Books
The three novels I have at various stages of completion at present can all be described as coming-of-age novels.
Warrior Princess and Errant Page
The first and most complete novel, Podevin, is a fictionalised account of Good King Wenceslas’s page. It’s AD935, and Podevin has just witnessed King Wenceslas’s assassination and, at nineteen, becomes a hunted man. While learning how to live in the forests around Prague, Podevin maintains dangerous contact with Wenceslas’s sympathisers at court. He is forced to face his enemies, including an elder half-brother who has usurped his inheritance: in a fight to the death, will Podevin prevail and be able to save his friends, or will his half-brother’s cronies get to him first as he flees back to the forest?
The full title is ‘The Premyslid Chronicles, Book 1: Warrior Princess and Errant Page,’ and this novel is currently scheduled to appear in early spring 2025, under the banner of Resolute Books. It is the first of a planned trilogy.
Some of those who read early drafts requested some form of map. Therefore, courtesy of Alastair Oakley, here is an illustration of Podevin’s Bohemia.
The Premyslid Chronicles Book 2:
The Would-Be King
The second, book in the series, hopefully to be published late 2025, picks up Podevin and Emma’s story a few years after the end of book 1. Podevin has been living, happily enough, in the forests around Prague, while Emma has been coping with being consort to the heir of the Bohemian throne. Relations with Saxony have not been great and, as a last ditch effort to avoid all0out war, Emma sends Podevin to the Saxon capital city as a peace envoy.
Through a series of misunderstandings, Podevin finds himself a prisoner at the Saxon court. Due to the ongoing rebellion by Boleslav, the Bohemian ruler, Otto, the Saxon king, decides to use Podevin as leader of the Bohemian renegades in an effort to drive Boleslav from his throne.

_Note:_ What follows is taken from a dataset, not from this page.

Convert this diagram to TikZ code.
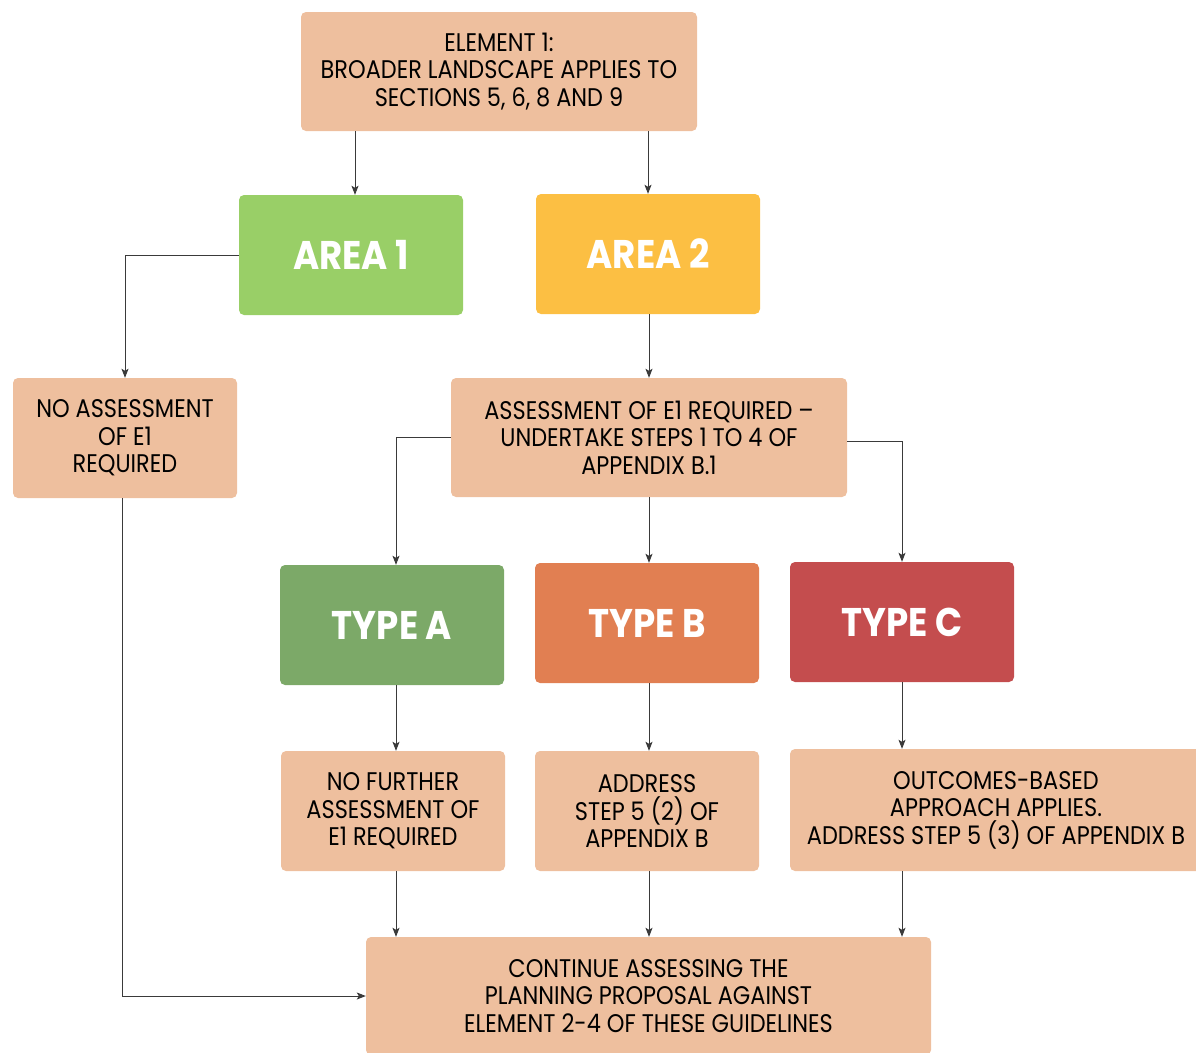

In this life and death struggle, Emma’s husband decides to flee, but is caught by Podevin’s troops: will Podevin order the death of his rival, opening the way to become King Podevin of the Bohemians - and thus condemning Emma and her children to certain death as well - or will be capable of scarfing himself so she and her family can survive?
The White Maroon
The third novel has progressed no further (at the time of writing this) than a first draft. In The White Maroon, Jake McGee is falsely accused of horse-stealing and is transported from Restoration England out to the Americas. When the ship stops off in the Caribbean, Jake jumps ship and ends up being taken in by his aunt – who was herself transported after Cromwell’s depredations in Ireland – but is now a brothel madam in 1660s Port Royal, Jamaica’s capital ‘city.’ However, his aunt treats him no better than a slave, so Jake further rebels by running off to join Harry Morgan’s privateering raid on Panama.

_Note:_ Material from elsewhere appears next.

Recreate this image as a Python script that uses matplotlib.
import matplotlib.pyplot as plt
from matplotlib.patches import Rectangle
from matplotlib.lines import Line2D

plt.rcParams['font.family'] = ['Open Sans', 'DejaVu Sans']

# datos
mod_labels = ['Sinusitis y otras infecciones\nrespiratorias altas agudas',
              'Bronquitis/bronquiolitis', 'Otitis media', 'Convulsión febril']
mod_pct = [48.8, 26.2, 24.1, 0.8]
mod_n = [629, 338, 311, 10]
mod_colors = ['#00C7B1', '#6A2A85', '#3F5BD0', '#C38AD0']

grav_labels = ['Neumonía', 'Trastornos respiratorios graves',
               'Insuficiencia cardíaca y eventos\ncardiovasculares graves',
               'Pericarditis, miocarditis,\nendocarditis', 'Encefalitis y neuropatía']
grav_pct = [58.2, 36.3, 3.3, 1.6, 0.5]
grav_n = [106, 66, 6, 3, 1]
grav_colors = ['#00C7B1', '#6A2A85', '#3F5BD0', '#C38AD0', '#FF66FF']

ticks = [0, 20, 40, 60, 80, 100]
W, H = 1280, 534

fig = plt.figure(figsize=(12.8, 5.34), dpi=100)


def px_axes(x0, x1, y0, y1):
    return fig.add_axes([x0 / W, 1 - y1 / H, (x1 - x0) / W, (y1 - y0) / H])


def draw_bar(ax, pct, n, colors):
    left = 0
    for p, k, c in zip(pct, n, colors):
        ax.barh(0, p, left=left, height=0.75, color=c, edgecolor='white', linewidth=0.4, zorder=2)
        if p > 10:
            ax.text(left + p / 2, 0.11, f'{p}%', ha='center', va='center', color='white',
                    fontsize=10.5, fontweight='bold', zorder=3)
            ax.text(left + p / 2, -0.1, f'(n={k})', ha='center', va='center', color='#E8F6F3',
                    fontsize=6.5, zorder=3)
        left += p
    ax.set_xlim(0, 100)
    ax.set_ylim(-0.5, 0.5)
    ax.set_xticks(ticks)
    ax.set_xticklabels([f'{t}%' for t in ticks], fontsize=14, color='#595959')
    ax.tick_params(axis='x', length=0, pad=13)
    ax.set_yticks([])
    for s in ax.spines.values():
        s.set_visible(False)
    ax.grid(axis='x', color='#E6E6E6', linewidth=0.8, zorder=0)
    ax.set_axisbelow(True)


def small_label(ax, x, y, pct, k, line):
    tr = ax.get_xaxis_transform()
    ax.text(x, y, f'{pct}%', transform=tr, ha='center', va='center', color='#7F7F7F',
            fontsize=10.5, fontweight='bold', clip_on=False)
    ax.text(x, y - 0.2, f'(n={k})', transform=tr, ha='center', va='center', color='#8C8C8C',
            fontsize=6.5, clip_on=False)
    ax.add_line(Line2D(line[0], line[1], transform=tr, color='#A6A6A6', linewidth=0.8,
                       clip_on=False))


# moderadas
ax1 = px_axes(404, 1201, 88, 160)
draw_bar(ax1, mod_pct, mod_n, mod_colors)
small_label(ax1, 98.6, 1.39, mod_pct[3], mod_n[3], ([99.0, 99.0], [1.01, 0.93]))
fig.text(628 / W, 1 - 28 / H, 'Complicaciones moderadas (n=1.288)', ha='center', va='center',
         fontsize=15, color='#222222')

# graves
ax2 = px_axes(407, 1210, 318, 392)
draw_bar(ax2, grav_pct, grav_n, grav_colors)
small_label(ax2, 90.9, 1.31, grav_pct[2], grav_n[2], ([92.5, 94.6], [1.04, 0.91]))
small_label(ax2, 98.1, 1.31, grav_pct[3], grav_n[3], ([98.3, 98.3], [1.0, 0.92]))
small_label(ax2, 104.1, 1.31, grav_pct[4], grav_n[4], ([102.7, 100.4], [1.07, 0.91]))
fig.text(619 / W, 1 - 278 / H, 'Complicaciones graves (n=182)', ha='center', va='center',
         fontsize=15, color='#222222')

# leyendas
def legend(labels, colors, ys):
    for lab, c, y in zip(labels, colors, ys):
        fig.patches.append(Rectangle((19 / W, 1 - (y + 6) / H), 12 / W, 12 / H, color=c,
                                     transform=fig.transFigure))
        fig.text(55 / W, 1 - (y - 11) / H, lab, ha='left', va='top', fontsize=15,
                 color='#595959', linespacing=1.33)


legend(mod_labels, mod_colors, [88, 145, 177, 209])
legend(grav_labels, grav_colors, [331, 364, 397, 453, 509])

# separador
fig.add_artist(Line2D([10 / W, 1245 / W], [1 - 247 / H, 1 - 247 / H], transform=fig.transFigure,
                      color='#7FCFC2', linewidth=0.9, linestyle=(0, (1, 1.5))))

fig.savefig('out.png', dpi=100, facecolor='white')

On his return to Jamaica, Jake is tricked out of his hard-won booty, and flees again. He ends up in the jungle, living in a village with a group of former slaves. Here he meets up with Rachel, a black slave-girl whom Annie forced to work as a prostitute. As the two become close, disaster strikes when it is discovered someone has given away their position to the British. The British militia set out to kill or capture the runaways, with Annie’s husband at the head of the column. Accused of being the traitor, which side will Jake fight on: with his white kin in the hopes of getting his fortune returned as promised, or with his newly-suspicious black friends in the hopes of claiming the love of his fellow run-away, Rachel?